-- BEGIN --

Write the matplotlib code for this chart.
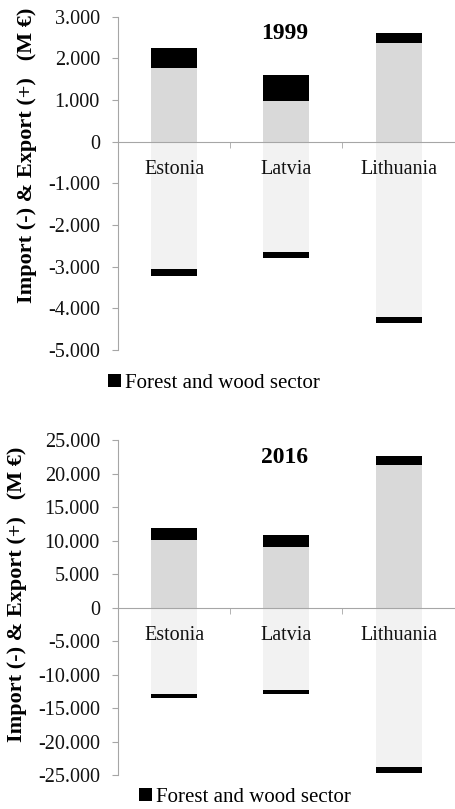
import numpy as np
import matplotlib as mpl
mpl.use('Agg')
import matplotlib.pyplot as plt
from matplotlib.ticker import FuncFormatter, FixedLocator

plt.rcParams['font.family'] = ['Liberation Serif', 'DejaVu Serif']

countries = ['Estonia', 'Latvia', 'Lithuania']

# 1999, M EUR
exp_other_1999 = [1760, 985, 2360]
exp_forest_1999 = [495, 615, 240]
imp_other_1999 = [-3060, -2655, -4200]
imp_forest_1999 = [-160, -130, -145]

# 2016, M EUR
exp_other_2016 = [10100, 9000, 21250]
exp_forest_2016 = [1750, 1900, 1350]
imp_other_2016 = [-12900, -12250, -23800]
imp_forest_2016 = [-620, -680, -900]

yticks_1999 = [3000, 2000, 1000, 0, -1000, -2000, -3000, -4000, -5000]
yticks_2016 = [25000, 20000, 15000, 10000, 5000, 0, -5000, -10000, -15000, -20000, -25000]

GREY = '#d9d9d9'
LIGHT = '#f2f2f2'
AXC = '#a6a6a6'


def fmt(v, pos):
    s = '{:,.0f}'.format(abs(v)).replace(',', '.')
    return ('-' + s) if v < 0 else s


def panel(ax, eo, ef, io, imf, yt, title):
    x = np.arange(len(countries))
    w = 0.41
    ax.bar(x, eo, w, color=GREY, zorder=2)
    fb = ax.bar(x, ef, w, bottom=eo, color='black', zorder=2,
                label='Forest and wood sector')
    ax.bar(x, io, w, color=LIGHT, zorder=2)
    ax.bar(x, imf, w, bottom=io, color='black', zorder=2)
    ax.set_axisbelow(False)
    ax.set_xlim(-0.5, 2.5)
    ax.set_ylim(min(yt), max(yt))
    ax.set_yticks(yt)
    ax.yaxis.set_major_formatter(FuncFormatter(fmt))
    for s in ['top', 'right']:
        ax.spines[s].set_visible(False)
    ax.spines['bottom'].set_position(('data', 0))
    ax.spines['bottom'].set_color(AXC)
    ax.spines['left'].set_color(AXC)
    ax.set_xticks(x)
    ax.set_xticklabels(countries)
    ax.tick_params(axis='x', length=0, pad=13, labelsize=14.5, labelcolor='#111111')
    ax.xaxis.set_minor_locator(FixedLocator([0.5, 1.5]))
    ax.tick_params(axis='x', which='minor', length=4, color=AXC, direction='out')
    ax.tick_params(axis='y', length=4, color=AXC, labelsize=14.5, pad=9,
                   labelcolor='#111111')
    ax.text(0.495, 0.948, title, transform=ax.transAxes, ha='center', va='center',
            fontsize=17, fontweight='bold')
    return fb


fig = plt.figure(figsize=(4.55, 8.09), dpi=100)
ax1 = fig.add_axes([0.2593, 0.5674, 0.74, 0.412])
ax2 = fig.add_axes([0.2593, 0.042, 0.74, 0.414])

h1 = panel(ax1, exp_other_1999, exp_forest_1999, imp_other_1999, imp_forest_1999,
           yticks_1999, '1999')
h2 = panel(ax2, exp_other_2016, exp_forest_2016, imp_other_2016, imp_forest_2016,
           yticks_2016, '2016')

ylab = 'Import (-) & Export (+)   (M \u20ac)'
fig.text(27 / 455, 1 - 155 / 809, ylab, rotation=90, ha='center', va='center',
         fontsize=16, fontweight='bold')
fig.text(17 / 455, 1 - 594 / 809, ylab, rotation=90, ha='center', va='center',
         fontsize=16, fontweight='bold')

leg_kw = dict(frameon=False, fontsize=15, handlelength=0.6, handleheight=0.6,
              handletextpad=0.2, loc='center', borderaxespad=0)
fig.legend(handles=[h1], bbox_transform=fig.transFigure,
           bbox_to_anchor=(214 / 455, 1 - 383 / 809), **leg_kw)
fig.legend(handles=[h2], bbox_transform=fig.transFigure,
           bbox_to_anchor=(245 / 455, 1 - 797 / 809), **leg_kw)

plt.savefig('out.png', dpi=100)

-- END --
-- BEGIN --

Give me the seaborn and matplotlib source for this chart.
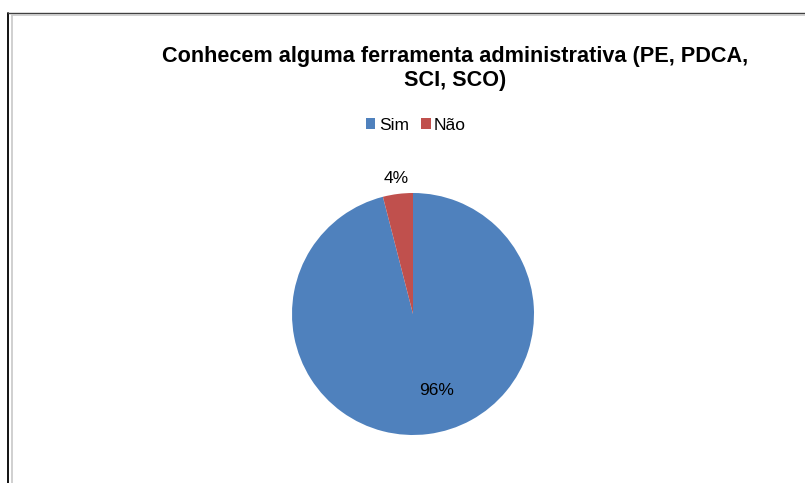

-- END --

**Objective:** Omit all pictures and repeat exactly the lines from the one containing "Write the matplotlib code for this chart." through the one containing "return ('-' + s) if v < 0 else s", ends included, with nothing added.

**Response to this task:**
Write the matplotlib code for this chart.
import numpy as np
import matplotlib as mpl
mpl.use('Agg')
import matplotlib.pyplot as plt
from matplotlib.ticker import FuncFormatter, FixedLocator

plt.rcParams['font.family'] = ['Liberation Serif', 'DejaVu Serif']

countries = ['Estonia', 'Latvia', 'Lithuania']

# 1999, M EUR
exp_other_1999 = [1760, 985, 2360]
exp_forest_1999 = [495, 615, 240]
imp_other_1999 = [-3060, -2655, -4200]
imp_forest_1999 = [-160, -130, -145]

# 2016, M EUR
exp_other_2016 = [10100, 9000, 21250]
exp_forest_2016 = [1750, 1900, 1350]
imp_other_2016 = [-12900, -12250, -23800]
imp_forest_2016 = [-620, -680, -900]

yticks_1999 = [3000, 2000, 1000, 0, -1000, -2000, -3000, -4000, -5000]
yticks_2016 = [25000, 20000, 15000, 10000, 5000, 0, -5000, -10000, -15000, -20000, -25000]

GREY = '#d9d9d9'
LIGHT = '#f2f2f2'
AXC = '#a6a6a6'


def fmt(v, pos):
    s = '{:,.0f}'.format(abs(v)).replace(',', '.')
    return ('-' + s) if v < 0 else s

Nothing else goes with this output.